Simon ainda destaca as brechas para a prática de caixa dois existentes nas atuais regras de financiamento eleitoral. Ele explica que o Chile também proíbe doação empresarial, mas consegue aplicar sua lei com mais rigor. Na Argentina, é permitido o financiamento de empresas. Há, contudo, o controle dos registros. Nesse quesito, o Brasil só ficou à frente de Guatemala e Venezuela. "É a área de longe mais problemática para o Brasil", afirma. "Essas deficiências colocam o Brasil para trás."

A metodologia adotada leva em conta 14 variáveis que buscam medir a capacidade de cada país em desvelar, punir os envolvidos e impedir a corrupção. São considerados, por exemplo, o funcionamento do sistema judicial, a independência dos investigadores e características do sistema político-partidário.

O índice CCC se vale de informações públicas disponibilizadas por organismos internacionais e instituições privadas, as quais são somadas à avaliação de analistas da Control Risks e de especialistas locais, como advogados, jornalistas e profissionais da área de compliance.

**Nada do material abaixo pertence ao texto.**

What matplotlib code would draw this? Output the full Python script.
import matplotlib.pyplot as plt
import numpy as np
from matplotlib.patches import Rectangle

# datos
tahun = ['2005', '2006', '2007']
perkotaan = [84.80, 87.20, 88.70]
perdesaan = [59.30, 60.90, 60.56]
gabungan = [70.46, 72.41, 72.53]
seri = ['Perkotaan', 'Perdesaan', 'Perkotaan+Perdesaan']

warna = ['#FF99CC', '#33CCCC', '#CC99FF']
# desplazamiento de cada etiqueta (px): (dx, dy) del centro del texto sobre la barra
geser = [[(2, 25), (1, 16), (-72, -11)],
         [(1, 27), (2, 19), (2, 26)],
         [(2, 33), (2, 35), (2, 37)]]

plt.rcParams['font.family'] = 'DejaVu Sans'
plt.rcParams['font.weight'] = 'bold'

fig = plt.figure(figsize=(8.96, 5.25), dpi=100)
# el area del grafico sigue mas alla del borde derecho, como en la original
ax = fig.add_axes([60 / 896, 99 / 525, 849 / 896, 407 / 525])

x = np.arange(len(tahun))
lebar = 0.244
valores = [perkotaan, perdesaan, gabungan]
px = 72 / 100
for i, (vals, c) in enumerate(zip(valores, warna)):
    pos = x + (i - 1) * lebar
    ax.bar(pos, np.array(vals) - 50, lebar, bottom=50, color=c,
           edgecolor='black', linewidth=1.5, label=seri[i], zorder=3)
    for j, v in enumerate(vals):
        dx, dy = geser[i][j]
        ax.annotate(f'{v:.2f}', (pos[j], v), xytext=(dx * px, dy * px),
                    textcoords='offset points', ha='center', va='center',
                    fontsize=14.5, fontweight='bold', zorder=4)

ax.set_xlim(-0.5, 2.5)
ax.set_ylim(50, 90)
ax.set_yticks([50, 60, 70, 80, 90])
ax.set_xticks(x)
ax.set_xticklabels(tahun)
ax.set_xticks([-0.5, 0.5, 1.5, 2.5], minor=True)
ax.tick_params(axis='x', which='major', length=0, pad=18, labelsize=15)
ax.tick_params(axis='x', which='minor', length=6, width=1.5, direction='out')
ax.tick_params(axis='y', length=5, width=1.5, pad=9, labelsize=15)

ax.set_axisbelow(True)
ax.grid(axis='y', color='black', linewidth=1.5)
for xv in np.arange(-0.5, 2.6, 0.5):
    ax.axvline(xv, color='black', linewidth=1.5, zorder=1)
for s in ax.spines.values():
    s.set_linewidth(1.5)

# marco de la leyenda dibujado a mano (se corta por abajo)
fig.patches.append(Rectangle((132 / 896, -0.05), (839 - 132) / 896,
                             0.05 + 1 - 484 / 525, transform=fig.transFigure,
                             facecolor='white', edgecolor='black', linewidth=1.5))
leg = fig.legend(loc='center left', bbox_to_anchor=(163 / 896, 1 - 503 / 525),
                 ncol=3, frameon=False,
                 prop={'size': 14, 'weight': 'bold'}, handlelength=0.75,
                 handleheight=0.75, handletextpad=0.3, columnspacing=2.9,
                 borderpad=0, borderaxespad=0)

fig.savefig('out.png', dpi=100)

Segundo os autores, o objetivo do índice não é substituir ou servir de contraponto a rankings desse tipo já existentes. Mas fomentar o debate por meio de indicadores objetivos que possam ir além de uma sondagem baseada na percepção subjetiva de entrevistados.

Para Geert Aalbers, o índice também evidencia a relação entre corrupção e o risco político no ambiente de negócios. No caso do Brasil, conclui, o relatório aponta que o problema da corrupção está sendo atacado. "Para uma empresa no exterior olhando a América Latina com a premissa de que ela preza por um ambiente transparente para fazer negócios e competir de forma igual, este é um sinal positivo para o Brasil", disse. "O Brasil tem sido bem-sucedido no combate e em punir os envolvidos."